» **AIM OF THE EXERCISE**:
In your copy, leave out the pictures; write out all the data exactly.

» **INFORMATION SUPPLIED**:
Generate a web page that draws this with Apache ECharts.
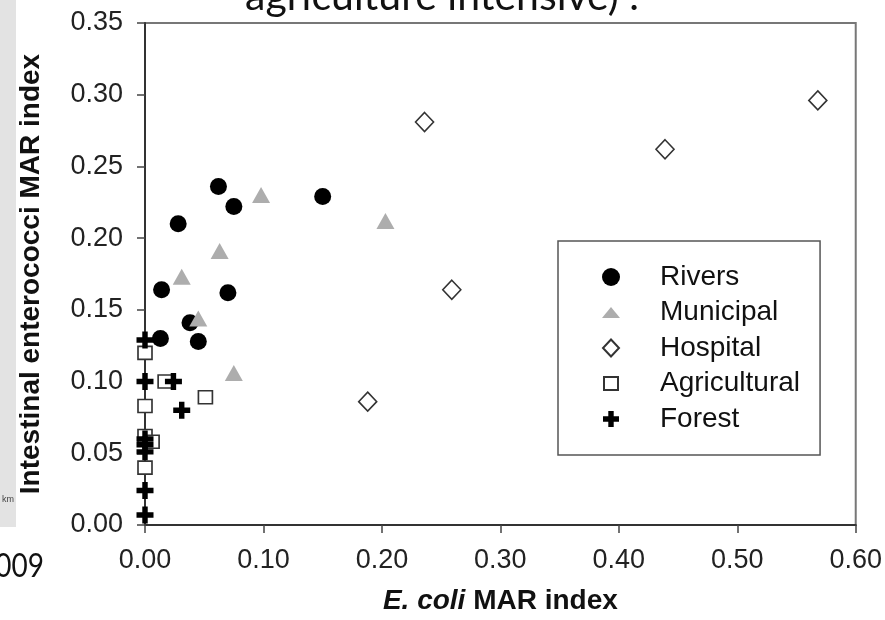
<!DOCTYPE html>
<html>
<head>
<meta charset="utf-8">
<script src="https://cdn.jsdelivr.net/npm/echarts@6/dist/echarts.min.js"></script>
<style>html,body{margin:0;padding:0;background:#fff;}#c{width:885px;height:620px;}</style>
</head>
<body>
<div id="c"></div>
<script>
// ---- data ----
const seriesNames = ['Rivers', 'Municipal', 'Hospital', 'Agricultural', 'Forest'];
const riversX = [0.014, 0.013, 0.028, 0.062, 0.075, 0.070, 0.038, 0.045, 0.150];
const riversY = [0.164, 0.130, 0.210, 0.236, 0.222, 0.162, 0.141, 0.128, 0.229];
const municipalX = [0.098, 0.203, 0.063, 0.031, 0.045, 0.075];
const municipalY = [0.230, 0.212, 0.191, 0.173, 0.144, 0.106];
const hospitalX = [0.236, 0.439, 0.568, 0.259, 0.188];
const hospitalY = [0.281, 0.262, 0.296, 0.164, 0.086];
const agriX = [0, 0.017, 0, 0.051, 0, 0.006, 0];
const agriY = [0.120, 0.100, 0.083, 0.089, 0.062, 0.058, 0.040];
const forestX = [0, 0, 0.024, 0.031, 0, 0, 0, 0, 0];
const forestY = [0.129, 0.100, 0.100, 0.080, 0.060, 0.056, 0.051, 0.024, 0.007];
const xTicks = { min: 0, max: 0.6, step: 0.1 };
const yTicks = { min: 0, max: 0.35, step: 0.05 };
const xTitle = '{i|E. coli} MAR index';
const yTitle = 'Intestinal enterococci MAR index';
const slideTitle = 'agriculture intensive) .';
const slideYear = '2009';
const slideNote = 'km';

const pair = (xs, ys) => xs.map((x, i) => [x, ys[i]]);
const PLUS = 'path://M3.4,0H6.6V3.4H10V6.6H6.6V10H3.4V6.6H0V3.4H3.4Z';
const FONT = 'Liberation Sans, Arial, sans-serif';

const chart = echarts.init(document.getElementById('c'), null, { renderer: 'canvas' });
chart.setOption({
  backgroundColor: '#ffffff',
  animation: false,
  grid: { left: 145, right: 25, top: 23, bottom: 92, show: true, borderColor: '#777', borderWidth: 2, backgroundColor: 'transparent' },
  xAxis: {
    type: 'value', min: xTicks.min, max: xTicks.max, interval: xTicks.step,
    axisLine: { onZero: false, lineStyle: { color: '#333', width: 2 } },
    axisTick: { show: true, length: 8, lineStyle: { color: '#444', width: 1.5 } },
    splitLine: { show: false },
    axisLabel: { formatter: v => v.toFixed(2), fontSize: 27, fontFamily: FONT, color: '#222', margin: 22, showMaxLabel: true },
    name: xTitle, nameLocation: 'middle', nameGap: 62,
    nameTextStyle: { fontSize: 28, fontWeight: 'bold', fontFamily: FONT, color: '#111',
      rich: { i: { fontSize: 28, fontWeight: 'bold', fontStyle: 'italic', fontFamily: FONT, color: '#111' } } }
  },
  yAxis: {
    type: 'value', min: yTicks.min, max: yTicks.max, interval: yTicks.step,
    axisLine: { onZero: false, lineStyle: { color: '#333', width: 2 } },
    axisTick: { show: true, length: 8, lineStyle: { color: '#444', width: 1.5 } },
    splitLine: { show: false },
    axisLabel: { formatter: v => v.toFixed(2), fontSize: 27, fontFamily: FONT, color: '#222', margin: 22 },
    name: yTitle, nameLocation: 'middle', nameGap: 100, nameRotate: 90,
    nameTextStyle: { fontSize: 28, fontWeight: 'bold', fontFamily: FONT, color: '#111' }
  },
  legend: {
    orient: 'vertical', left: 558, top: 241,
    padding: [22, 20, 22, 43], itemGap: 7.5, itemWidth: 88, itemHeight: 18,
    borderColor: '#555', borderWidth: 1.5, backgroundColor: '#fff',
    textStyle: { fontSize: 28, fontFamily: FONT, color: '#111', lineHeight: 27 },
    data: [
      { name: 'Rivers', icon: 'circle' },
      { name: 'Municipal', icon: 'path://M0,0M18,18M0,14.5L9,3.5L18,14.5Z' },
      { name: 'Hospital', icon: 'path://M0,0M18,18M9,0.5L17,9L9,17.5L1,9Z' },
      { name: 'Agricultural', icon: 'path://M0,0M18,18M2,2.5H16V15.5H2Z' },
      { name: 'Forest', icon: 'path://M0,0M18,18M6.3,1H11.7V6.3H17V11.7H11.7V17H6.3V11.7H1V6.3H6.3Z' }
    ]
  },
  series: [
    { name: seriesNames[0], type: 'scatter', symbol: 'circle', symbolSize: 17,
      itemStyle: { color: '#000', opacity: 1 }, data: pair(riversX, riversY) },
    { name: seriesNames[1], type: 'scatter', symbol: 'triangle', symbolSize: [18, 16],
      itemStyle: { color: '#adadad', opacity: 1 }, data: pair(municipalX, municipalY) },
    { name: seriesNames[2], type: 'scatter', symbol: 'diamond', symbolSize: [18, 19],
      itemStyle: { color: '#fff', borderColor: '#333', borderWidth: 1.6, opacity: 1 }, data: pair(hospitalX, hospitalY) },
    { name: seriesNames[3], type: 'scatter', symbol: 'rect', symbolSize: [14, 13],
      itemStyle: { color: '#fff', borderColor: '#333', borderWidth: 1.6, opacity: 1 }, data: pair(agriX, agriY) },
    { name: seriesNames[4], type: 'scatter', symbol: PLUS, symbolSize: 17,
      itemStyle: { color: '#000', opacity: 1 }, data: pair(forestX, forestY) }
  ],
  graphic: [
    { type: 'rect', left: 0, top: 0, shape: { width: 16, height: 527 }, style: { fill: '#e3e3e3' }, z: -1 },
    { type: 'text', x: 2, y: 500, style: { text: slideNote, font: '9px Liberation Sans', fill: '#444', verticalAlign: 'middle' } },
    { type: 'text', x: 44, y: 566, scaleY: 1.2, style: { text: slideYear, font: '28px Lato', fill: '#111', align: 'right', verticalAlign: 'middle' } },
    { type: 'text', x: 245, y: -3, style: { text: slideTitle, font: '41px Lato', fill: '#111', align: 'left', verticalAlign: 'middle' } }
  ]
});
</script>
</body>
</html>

» **RESULT FOR THIS TASK**:
Generate a web page that draws this with Apache ECharts.
<!DOCTYPE html>
<html>
<head>
<meta charset="utf-8">
<script src="https://cdn.jsdelivr.net/npm/echarts@6/dist/echarts.min.js"></script>
<style>html,body{margin:0;padding:0;background:#fff;}#c{width:885px;height:620px;}</style>
</head>
<body>
<div id="c"></div>
<script>
// ---- data ----
const seriesNames = ['Rivers', 'Municipal', 'Hospital', 'Agricultural', 'Forest'];
const riversX = [0.014, 0.013, 0.028, 0.062, 0.075, 0.070, 0.038, 0.045, 0.150];
const riversY = [0.164, 0.130, 0.210, 0.236, 0.222, 0.162, 0.141, 0.128, 0.229];
const municipalX = [0.098, 0.203, 0.063, 0.031, 0.045, 0.075];
const municipalY = [0.230, 0.212, 0.191, 0.173, 0.144, 0.106];
const hospitalX = [0.236, 0.439, 0.568, 0.259, 0.188];
const hospitalY = [0.281, 0.262, 0.296, 0.164, 0.086];
const agriX = [0, 0.017, 0, 0.051, 0, 0.006, 0];
const agriY = [0.120, 0.100, 0.083, 0.089, 0.062, 0.058, 0.040];
const forestX = [0, 0, 0.024, 0.031, 0, 0, 0, 0, 0];
const forestY = [0.129, 0.100, 0.100, 0.080, 0.060, 0.056, 0.051, 0.024, 0.007];
const xTicks = { min: 0, max: 0.6, step: 0.1 };
const yTicks = { min: 0, max: 0.35, step: 0.05 };
const xTitle = '{i|E. coli} MAR index';
const yTitle = 'Intestinal enterococci MAR index';
const slideTitle = 'agriculture intensive) .';
const slideYear = '2009';
const slideNote = 'km';

const pair = (xs, ys) => xs.map((x, i) => [x, ys[i]]);
const PLUS = 'path://M3.4,0H6.6V3.4H10V6.6H6.6V10H3.4V6.6H0V3.4H3.4Z';
const FONT = 'Liberation Sans, Arial, sans-serif';

const chart = echarts.init(document.getElementById('c'), null, { renderer: 'canvas' });
chart.setOption({
  backgroundColor: '#ffffff',
  animation: false,
  grid: { left: 145, right: 25, top: 23, bottom: 92, show: true, borderColor: '#777', borderWidth: 2, backgroundColor: 'transparent' },
  xAxis: {
    type: 'value', min: xTicks.min, max: xTicks.max, interval: xTicks.step,
    axisLine: { onZero: false, lineStyle: { color: '#333', width: 2 } },
    axisTick: { show: true, length: 8, lineStyle: { color: '#444', width: 1.5 } },
    splitLine: { show: false },
    axisLabel: { formatter: v => v.toFixed(2), fontSize: 27, fontFamily: FONT, color: '#222', margin: 22, showMaxLabel: true },
    name: xTitle, nameLocation: 'middle', nameGap: 62,
    nameTextStyle: { fontSize: 28, fontWeight: 'bold', fontFamily: FONT, color: '#111',
      rich: { i: { fontSize: 28, fontWeight: 'bold', fontStyle: 'italic', fontFamily: FONT, color: '#111' } } }
  },
  yAxis: {
    type: 'value', min: yTicks.min, max: yTicks.max, interval: yTicks.step,
    axisLine: { onZero: false, lineStyle: { color: '#333', width: 2 } },
    axisTick: { show: true, length: 8, lineStyle: { color: '#444', width: 1.5 } },
    splitLine: { show: false },
    axisLabel: { formatter: v => v.toFixed(2), fontSize: 27, fontFamily: FONT, color: '#222', margin: 22 },
    name: yTitle, nameLocation: 'middle', nameGap: 100, nameRotate: 90,
    nameTextStyle: { fontSize: 28, fontWeight: 'bold', fontFamily: FONT, color: '#111' }
  },
  legend: {
    orient: 'vertical', left: 558, top: 241,
    padding: [22, 20, 22, 43], itemGap: 7.5, itemWidth: 88, itemHeight: 18,
    borderColor: '#555', borderWidth: 1.5, backgroundColor: '#fff',
    textStyle: { fontSize: 28, fontFamily: FONT, color: '#111', lineHeight: 27 },
    data: [
      { name: 'Rivers', icon: 'circle' },
      { name: 'Municipal', icon: 'path://M0,0M18,18M0,14.5L9,3.5L18,14.5Z' },
      { name: 'Hospital', icon: 'path://M0,0M18,18M9,0.5L17,9L9,17.5L1,9Z' },
      { name: 'Agricultural', icon: 'path://M0,0M18,18M2,2.5H16V15.5H2Z' },
      { name: 'Forest', icon: 'path://M0,0M18,18M6.3,1H11.7V6.3H17V11.7H11.7V17H6.3V11.7H1V6.3H6.3Z' }
    ]
  },
  series: [
    { name: seriesNames[0], type: 'scatter', symbol: 'circle', symbolSize: 17,
      itemStyle: { color: '#000', opacity: 1 }, data: pair(riversX, riversY) },
    { name: seriesNames[1], type: 'scatter', symbol: 'triangle', symbolSize: [18, 16],
      itemStyle: { color: '#adadad', opacity: 1 }, data: pair(municipalX, municipalY) },
    { name: seriesNames[2], type: 'scatter', symbol: 'diamond', symbolSize: [18, 19],
      itemStyle: { color: '#fff', borderColor: '#333', borderWidth: 1.6, opacity: 1 }, data: pair(hospitalX, hospitalY) },
    { name: seriesNames[3], type: 'scatter', symbol: 'rect', symbolSize: [14, 13],
      itemStyle: { color: '#fff', borderColor: '#333', borderWidth: 1.6, opacity: 1 }, data: pair(agriX, agriY) },
    { name: seriesNames[4], type: 'scatter', symbol: PLUS, symbolSize: 17,
      itemStyle: { color: '#000', opacity: 1 }, data: pair(forestX, forestY) }
  ],
  graphic: [
    { type: 'rect', left: 0, top: 0, shape: { width: 16, height: 527 }, style: { fill: '#e3e3e3' }, z: -1 },
    { type: 'text', x: 2, y: 500, style: { text: slideNote, font: '9px Liberation Sans', fill: '#444', verticalAlign: 'middle' } },
    { type: 'text', x: 44, y: 566, scaleY: 1.2, style: { text: slideYear, font: '28px Lato', fill: '#111', align: 'right', verticalAlign: 'middle' } },
    { type: 'text', x: 245, y: -3, style: { text: slideTitle, font: '41px Lato', fill: '#111', align: 'left', verticalAlign: 'middle' } }
  ]
});
</script>
</body>
</html>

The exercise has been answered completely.